His family fled Mexico City when he was a baby after his mother’s sister was murdered.
Justin, who hopes to be a nurse someday, said kids at school asked him what he thought about Trump right after the election. He lied and said he was a “good guy” so they wouldn’t harass him. He’s been taunted before, called a “beaner” and a “wetback.”
“That really hurts me, you know?” he said, his voice quiet. “I’m really proud of being Mexican. … I love the culture and everything. It’s kind of messed up.”
At the Sikh Centre in Anderson, worshipers remove their shoes before walking into the prayer room. The smell of Indian food wafts through the temple.
In March 2007, just before the temple opened, a man stole a front-end loader tractor from a nearby heavy-equipment yard and repeatedly smashed it into the gurdwara. Authorities said the man thought the building was owned by Arab foreigners who didn’t believe in Jesus and that he was angry at them for building the temple.
Amarjit Singh Grewal, the temple’s priest, had moved to Shasta County from India just before the incident. But he has always felt accepted here, and he actively invites non-Sikhs to visit the temple, he said.
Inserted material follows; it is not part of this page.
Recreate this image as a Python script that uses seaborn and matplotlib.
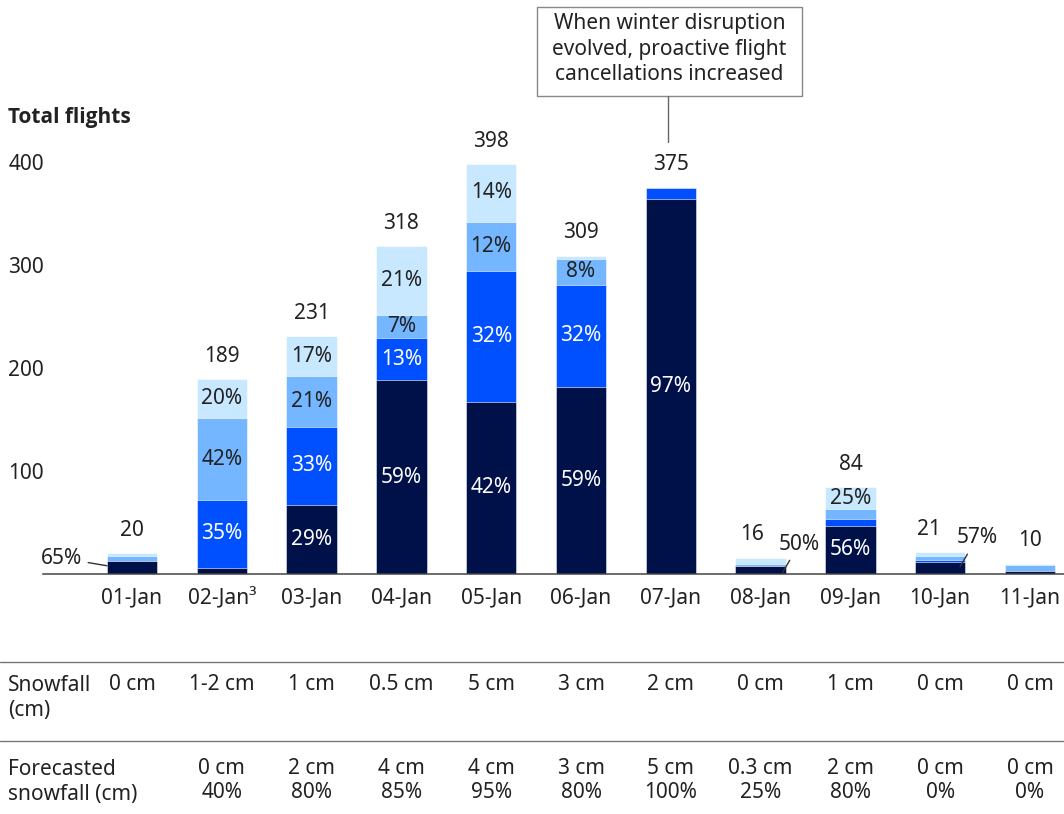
import matplotlib
matplotlib.use("Agg")
import matplotlib.pyplot as plt
import seaborn as sns
import numpy as np
import pandas as pd
from matplotlib.patches import Rectangle
from matplotlib.lines import Line2D

sns.set_style("white")
plt.rcParams['font.family'] = ['Noto Sans', 'DejaVu Sans']
FS = 15
plt.rcParams['font.size'] = FS

# ---------------- data ----------------
dates = ["01-Jan", "02-Jan\u00b3", "03-Jan", "04-Jan", "05-Jan", "06-Jan",
         "07-Jan", "08-Jan", "09-Jan", "10-Jan", "11-Jan"]
totals = [20, 189, 231, 318, 398, 309, 375, 16, 84, 21, 10]
dark = [13, 6, 67, 188, 167, 182, 364, 8, 47, 12, 3]
bright = [0, 66, 76, 41, 127, 99, 11, 0, 6, 2, 0]
light = [4, 79, 49, 22, 48, 25, 0, 2, 10, 3, 6]
vlight = [3, 38, 39, 67, 56, 3, 0, 6, 21, 4, 1]

dark_pct = ["", "", "29%", "59%", "42%", "59%", "97%", "", "56%", "", ""]
bright_pct = ["", "35%", "33%", "13%", "32%", "32%", "", "", "", "", ""]
light_pct = ["", "42%", "21%", "7%", "12%", "8%", "", "", "", "", ""]
vlight_pct = ["", "20%", "17%", "21%", "14%", "", "", "", "25%", "", ""]

# small-bar percentages shown outside with leader lines
outside_idx = [0, 7, 9]
outside_pct = ["65%", "50%", "57%"]

snowfall = ["0 cm", "1-2 cm", "1 cm", "0.5 cm", "5 cm", "3 cm", "2 cm",
            "0 cm", "1 cm", "0 cm", "0 cm"]
forecast_cm = ["", "0 cm", "2 cm", "4 cm", "4 cm", "3 cm", "5 cm", "0.3 cm",
               "2 cm", "0 cm", "0 cm"]
forecast_prob = ["", "40%", "80%", "85%", "95%", "80%", "100%", "25%",
                 "80%", "0%", "0%"]

y_ticks = [100, 200, 300, 400]
annotation_text = "When winter disruption\nevolved, proactive flight\ncancellations increased"

# ---------------- styles ----------------
C_DARK = "#00114A"
C_BRIGHT = "#0050FF"
C_LIGHT = "#74B6FF"
C_VLIGHT = "#C7E8FF"
TXT = "#222222"

W, H = 1064, 814
fig = plt.figure(figsize=(W / 100, H / 100), dpi=100)

# axes geometry in pixels
ax_left_px, ax_right_px = 43, 1064
base_px = 574
px_per_unit_y = 1.03
ymax = 430
top_px = base_px - px_per_unit_y * ymax
ax = fig.add_axes([ax_left_px / W, (H - base_px) / H,
                   (ax_right_px - ax_left_px) / W, (base_px - top_px) / H])

df = pd.DataFrame({"date": dates, "dark": dark, "bright": bright,
                   "light": light, "vlight": vlight})
df["c1"] = df["dark"]
df["c2"] = df["c1"] + df["bright"]
df["c3"] = df["c2"] + df["light"]
df["c4"] = df["c3"] + df["vlight"]

bw = 0.56
for col, colr in [("c4", C_VLIGHT), ("c3", C_LIGHT), ("c2", C_BRIGHT), ("c1", C_DARK)]:
    sns.barplot(data=df, x="date", y=col, color=colr, saturation=1, width=bw,
                ax=ax, edgecolor="white", linewidth=0.4, order=dates)

ax.set_xlabel("")
ax.set_ylabel("")
spacing = 89.8
xl = -(132 - ax_left_px) / spacing
xr = xl + (ax_right_px - ax_left_px) / spacing
ax.set_xlim(xl, xr)
ax.set_ylim(0, ymax)

for s in ["top", "right", "left"]:
    ax.spines[s].set_visible(False)
ax.spines["bottom"].set_color("#444444")
ax.spines["bottom"].set_linewidth(1.1)

ax.set_yticks(y_ticks)
ax.set_yticklabels([str(v) for v in y_ticks])
ax.tick_params(axis="y", length=0, pad=25, labelsize=FS, labelcolor=TXT)
for lab in ax.get_yticklabels():
    lab.set_horizontalalignment("left")
ax.tick_params(axis="x", length=0, pad=10, labelsize=FS, labelcolor=TXT)

# segment labels
x = np.arange(len(dates))
layers = [(df["dark"], df["c1"] - df["dark"], dark_pct, "white"),
          (df["bright"], df["c2"] - df["bright"], bright_pct, "white"),
          (df["light"], df["c3"] - df["light"], light_pct, TXT),
          (df["vlight"], df["c4"] - df["vlight"], vlight_pct, TXT)]
for vals, bots, labs, tc in layers:
    for i in range(len(dates)):
        if labs[i]:
            ax.text(x[i], bots[i] + vals[i] / 2, labs[i], ha="center", va="center",
                    color=tc, fontsize=FS)

# totals
total_dx = {7: -0.09, 9: -0.13}
for i, t in enumerate(totals):
    ax.annotate(str(t), xy=(x[i] + total_dx.get(i, 0), t), xytext=(0, 9),
                textcoords="offset points", ha="center", va="bottom",
                fontsize=FS, color=TXT)

# outside percentages with leader lines
out_xy = {0: ((-0.28, 8), (-0.555, 15.5), "right"),
          7: ((7.245, 1.5), (7.43, 29), "center"),
          9: ((9.22, 7), (9.41, 35), "center")}
for k, i in enumerate(outside_idx):
    pt, tp, ha = out_xy[i]
    ax.annotate(outside_pct[k], xy=pt, xytext=tp, ha=ha, va="center",
                fontsize=FS, color=TXT,
                arrowprops=dict(arrowstyle="-", color="#333333", lw=1,
                                shrinkA=2, shrinkB=0))

# Title of y-axis
fig.text(8 / W, 1 - 117 / H, "Total flights", fontsize=FS, fontweight="bold",
         family=["Open Sans", "Noto Sans", "DejaVu Sans"],
         color=TXT, ha="left", va="center")

# annotation box
bx0, bx1, by0, by1 = 537, 802, 7, 96
fig.add_artist(Rectangle((bx0 / W, 1 - by1 / H), (bx1 - bx0) / W, (by1 - by0) / H,
                         transform=fig.transFigure, fill=False,
                         edgecolor="#888888", linewidth=1))
fig.text((bx0 + bx1) / 2 / W, 1 - 49 / H, annotation_text, ha="center",
         va="center", fontsize=FS, color=TXT, linespacing=1.3)
fig.add_artist(Line2D([668 / W, 668 / W], [1 - by1 / H, 1 - 142 / H],
                      transform=fig.transFigure, color="#666666", linewidth=1))

# table below
for ypx in [662, 741]:
    fig.add_artist(Line2D([0, 1], [1 - ypx / H, 1 - ypx / H],
                          transform=fig.transFigure, color="#777777", linewidth=1))

def col_x(i):
    return (132 + spacing * i) / W

fig.text(8 / W, 1 - 675 / H, "Snowfall\n(cm)", ha="left", va="top",
         fontsize=FS, color=TXT, linespacing=1.25)
for i, s in enumerate(snowfall):
    fig.text(col_x(i), 1 - 685 / H, s, ha="center", va="center", fontsize=FS, color=TXT)

fig.text(8 / W, 1 - 759 / H, "Forecasted\nsnowfall (cm)", ha="left", va="top",
         fontsize=FS, color=TXT, linespacing=1.25)
for i in range(len(dates)):
    if forecast_cm[i]:
        fig.text(col_x(i), 1 - 769 / H, forecast_cm[i], ha="center", va="center",
                 fontsize=FS, color=TXT)
        fig.text(col_x(i), 1 - 793 / H, forecast_prob[i], ha="center", va="center",
                 fontsize=FS, color=TXT)

fig.savefig("out.png", dpi=100)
The temple even recently hosted an immigrants’ advocate after the passage of the non-sanctuary resolution to teach people their rights if they are detained by Immigration and Customs Enforcement agents because there is “fear in the community,” Grewal said.
“My nature is to love humanity,” he said. “So, to do that, I love to work in the community, talk to people from different faiths and cultures. I understand there are a lot of differences … but when you come to a common platform, you love each other.”
Displayed in the temple’s sunlit entryway is a green sign: “No Room for Racism.”